Pablo Picasso was born on October 25th, 1881 to a middle-class family in the city of Malaga in southern Spain. He was born to Maria Picasso y Lopez and Jose Ruiz y Blasco. Picasso displayed an early love for art and traveled often in his earlier years. During his first visits to Paris (and despite not knowing a lick of French), he was never lonely and soon found himself a growing gang of artists friends. Some include critic and poet Max Jacob, who helped Picasso learn French, Ramon Casas, who visited the Exposition Universelle of 1900 with Picasso, and Charles Casagemas, who helped him settle into the studio of Isidro Nonell on rue Gabrielle. In 1904, he decides to settle down in Paris, living in the Bateau-Lavoir and frequenting Montmartre, a common-ground for him and many other starving artists. These times marked the end his Blue Period, a time most notable for his many gloomy blue hues and occasional pop of warm colors. One piece most notable during this period is La Vie, created a year before his final move to Paris, and inspired by the suicide of his friend Casagemas.
The ending of this period was brought upon by him being in Paris and falling for the city’s cheerfulness and numerous lovers. Picasso started to paint in more pink hues, thus bringing in his Rose Period. He also used a lot of circus themes and harlequin symbolism; this imagery was heavily inspired by Picasso frequenting Cirque Medrano, a circus located on the corner of Montmartre. After this period, Picasso was inspired by African art and masks he saw in the Musee d’Ethnographie du Trocadero, located in the Trocadero Palace in Paris’ 16th arrondissement. He fused the inspiration gained from these so-called “primitive” relics and his previous period’s art style to make numerous pieces, including one of his most famous works, Les Demoiselles d'Avignon. Viewing the thousands of pieces made in Picasso’s time in Paris, one would not be wrong in assuming that Picasso had a keen fixation of sex and the female anatomy, potentially inspired by the multitude of prostitutes and models he would find in the city.

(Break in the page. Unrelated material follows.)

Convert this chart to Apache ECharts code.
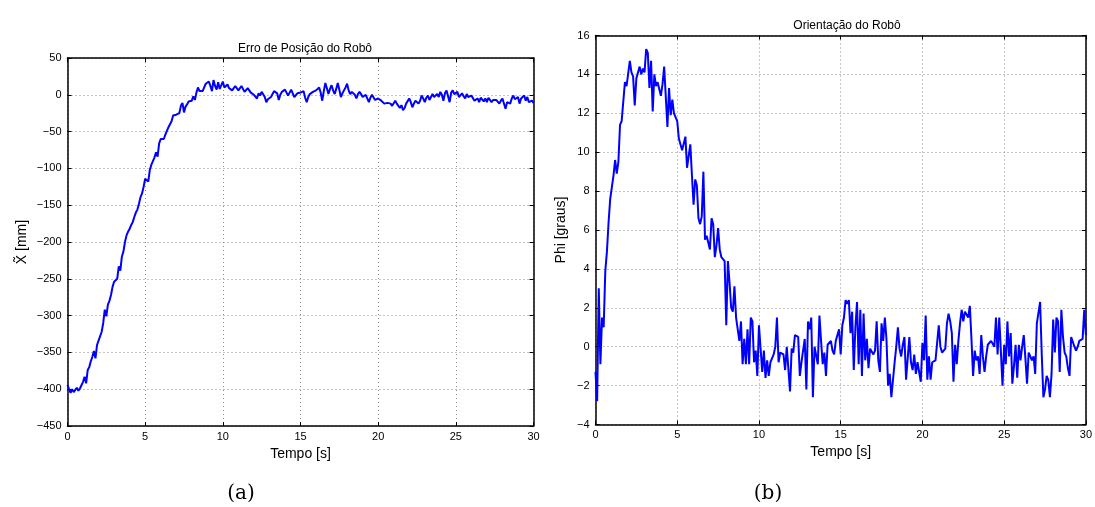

Picasso’s African-inspired Period was soon followed by his Cubism Periods. During this time, Picasso developed a new group of friends in Montmartre in Paris’ 18th arrondissement, who all shared the love of creating and/or consuming art. This group included writers and poets Gertrude Stein and Guillaume Apollinaire, to name a few. In 1907, Picasso met French painter Georges Barque, and two years later created a style of cubism called Analytic Cubism together. Around the end of the Analytic Cubism period, 1911 to be exact, the world-famous painting Mona Lisa was stolen from the Louvre. Apollinaire was the first person in La Bande a’ Picasso to be interrogated for suspicion of stealing the piece, soon being imprisoned in the Montparnasse district’s Prision de La Sante. The French Prison Service soon questioned Picasso for the theft, before soon dismissing the case.
Soon after, Picasso went into his Synthetic Cubism phase, where collaging was introduced to his art. Some of these pieces withheld messages about the crumbling politics of Europe at the time, and soon after World War I broke out. During the war, Picasso was left in Paris, unlike some of his French comrades who were drafted to fight for France. Though this broke apart the group of art creators and appreciators, this gave him time to work more, bringing in his somber Neoclassicism and Surrealism Period. During these times, he began to go through an artistic shift, due to the end of WWI and the dawn of the French Surrealist Movement. Around the times of World War II, Picasso remained in Paris as it was under German occupation. There he made another one of his most famous pieces, Guernica, after the German bombing of Guernica in Spain. This piece, and a lot of the pieces that followed, were set in darker, duller tones to exemplify the dark times that he and the world faced.
Picasso stayed in Paris during WWII, and despite suffering through Gustapo harassment, continued to create. Through his later years, he made pieces that reflected his previous art styles he acquired throughout his journey and life in Paris. He died in 1973 due to heart failure. Musee Picasso, a gallery in the Hotel Sale, continues to carry on his legacy. The museum is located on rue de Thorigny, in Paris’ Marais district in the 3rd arrondissement. Musee Picasso showcases thousands of his pieces he made over the course of his life, including some Self-Portraits and Tête de femme n°5 (Portrait de Dora Maar). Though taking a five-year closure for renovation, the museum is still open to this day, honoring the heritage of a star, icon, and creator.